Print nothing but the lines from the start of the listing below through the line that contains "label=name, zorder=3)". Do not include the pictures.

■ ■ ■ ■ ■ ■ ■

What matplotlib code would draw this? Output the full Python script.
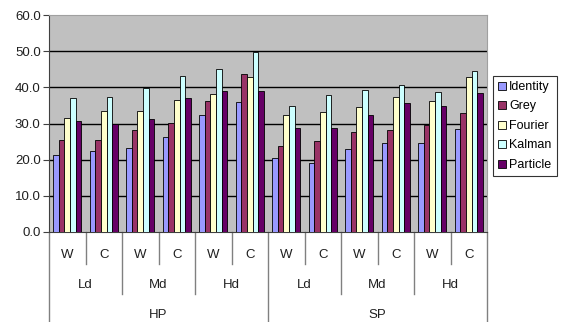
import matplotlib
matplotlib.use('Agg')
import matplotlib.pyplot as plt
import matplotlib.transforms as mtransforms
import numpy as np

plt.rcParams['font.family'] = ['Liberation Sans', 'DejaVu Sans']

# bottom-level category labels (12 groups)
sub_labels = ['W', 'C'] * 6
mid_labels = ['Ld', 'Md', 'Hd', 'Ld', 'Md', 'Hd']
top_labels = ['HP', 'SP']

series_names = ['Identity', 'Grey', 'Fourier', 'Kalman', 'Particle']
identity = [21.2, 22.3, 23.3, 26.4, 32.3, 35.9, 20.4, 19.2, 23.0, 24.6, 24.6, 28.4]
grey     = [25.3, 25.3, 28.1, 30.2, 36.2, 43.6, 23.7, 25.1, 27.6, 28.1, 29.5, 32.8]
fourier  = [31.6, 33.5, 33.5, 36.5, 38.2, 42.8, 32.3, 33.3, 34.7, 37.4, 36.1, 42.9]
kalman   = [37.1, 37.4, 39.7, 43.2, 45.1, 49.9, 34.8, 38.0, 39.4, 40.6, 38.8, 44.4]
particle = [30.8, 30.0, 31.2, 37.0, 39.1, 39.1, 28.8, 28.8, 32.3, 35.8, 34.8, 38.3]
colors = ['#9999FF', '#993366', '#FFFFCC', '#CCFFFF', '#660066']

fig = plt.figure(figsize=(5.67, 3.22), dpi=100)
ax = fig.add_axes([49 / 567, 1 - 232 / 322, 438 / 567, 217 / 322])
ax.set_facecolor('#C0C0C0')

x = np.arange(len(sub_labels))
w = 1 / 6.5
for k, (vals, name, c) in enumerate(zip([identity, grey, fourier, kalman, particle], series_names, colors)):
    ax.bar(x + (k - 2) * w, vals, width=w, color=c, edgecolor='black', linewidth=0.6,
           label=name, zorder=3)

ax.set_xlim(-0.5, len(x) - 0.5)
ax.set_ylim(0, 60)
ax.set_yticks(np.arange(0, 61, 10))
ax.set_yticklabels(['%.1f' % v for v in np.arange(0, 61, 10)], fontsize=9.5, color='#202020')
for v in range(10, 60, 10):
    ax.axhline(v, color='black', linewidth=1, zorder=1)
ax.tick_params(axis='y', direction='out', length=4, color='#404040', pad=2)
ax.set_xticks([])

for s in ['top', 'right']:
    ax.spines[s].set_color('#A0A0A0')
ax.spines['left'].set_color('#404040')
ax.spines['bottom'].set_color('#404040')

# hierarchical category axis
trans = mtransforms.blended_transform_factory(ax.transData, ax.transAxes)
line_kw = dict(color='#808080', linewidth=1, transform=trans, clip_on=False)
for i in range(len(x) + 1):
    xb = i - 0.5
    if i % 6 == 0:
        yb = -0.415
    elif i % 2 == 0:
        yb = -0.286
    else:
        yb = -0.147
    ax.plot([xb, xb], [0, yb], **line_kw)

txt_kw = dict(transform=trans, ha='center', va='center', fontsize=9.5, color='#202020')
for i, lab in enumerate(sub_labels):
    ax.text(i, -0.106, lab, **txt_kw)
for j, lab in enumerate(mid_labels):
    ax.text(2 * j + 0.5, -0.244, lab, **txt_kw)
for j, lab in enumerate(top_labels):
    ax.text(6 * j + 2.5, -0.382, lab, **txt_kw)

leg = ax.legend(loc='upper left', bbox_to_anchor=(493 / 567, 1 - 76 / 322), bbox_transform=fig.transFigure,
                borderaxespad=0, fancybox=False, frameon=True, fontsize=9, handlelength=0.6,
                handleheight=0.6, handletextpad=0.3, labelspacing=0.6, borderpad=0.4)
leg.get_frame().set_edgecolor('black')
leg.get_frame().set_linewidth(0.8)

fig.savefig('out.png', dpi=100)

■ ■ ■ ■ ■ ■ ■

◆ Exercise solution:
What matplotlib code would draw this? Output the full Python script.
import matplotlib
matplotlib.use('Agg')
import matplotlib.pyplot as plt
import matplotlib.transforms as mtransforms
import numpy as np

plt.rcParams['font.family'] = ['Liberation Sans', 'DejaVu Sans']

# bottom-level category labels (12 groups)
sub_labels = ['W', 'C'] * 6
mid_labels = ['Ld', 'Md', 'Hd', 'Ld', 'Md', 'Hd']
top_labels = ['HP', 'SP']

series_names = ['Identity', 'Grey', 'Fourier', 'Kalman', 'Particle']
identity = [21.2, 22.3, 23.3, 26.4, 32.3, 35.9, 20.4, 19.2, 23.0, 24.6, 24.6, 28.4]
grey     = [25.3, 25.3, 28.1, 30.2, 36.2, 43.6, 23.7, 25.1, 27.6, 28.1, 29.5, 32.8]
fourier  = [31.6, 33.5, 33.5, 36.5, 38.2, 42.8, 32.3, 33.3, 34.7, 37.4, 36.1, 42.9]
kalman   = [37.1, 37.4, 39.7, 43.2, 45.1, 49.9, 34.8, 38.0, 39.4, 40.6, 38.8, 44.4]
particle = [30.8, 30.0, 31.2, 37.0, 39.1, 39.1, 28.8, 28.8, 32.3, 35.8, 34.8, 38.3]
colors = ['#9999FF', '#993366', '#FFFFCC', '#CCFFFF', '#660066']

fig = plt.figure(figsize=(5.67, 3.22), dpi=100)
ax = fig.add_axes([49 / 567, 1 - 232 / 322, 438 / 567, 217 / 322])
ax.set_facecolor('#C0C0C0')

x = np.arange(len(sub_labels))
w = 1 / 6.5
for k, (vals, name, c) in enumerate(zip([identity, grey, fourier, kalman, particle], series_names, colors)):
    ax.bar(x + (k - 2) * w, vals, width=w, color=c, edgecolor='black', linewidth=0.6,
           label=name, zorder=3)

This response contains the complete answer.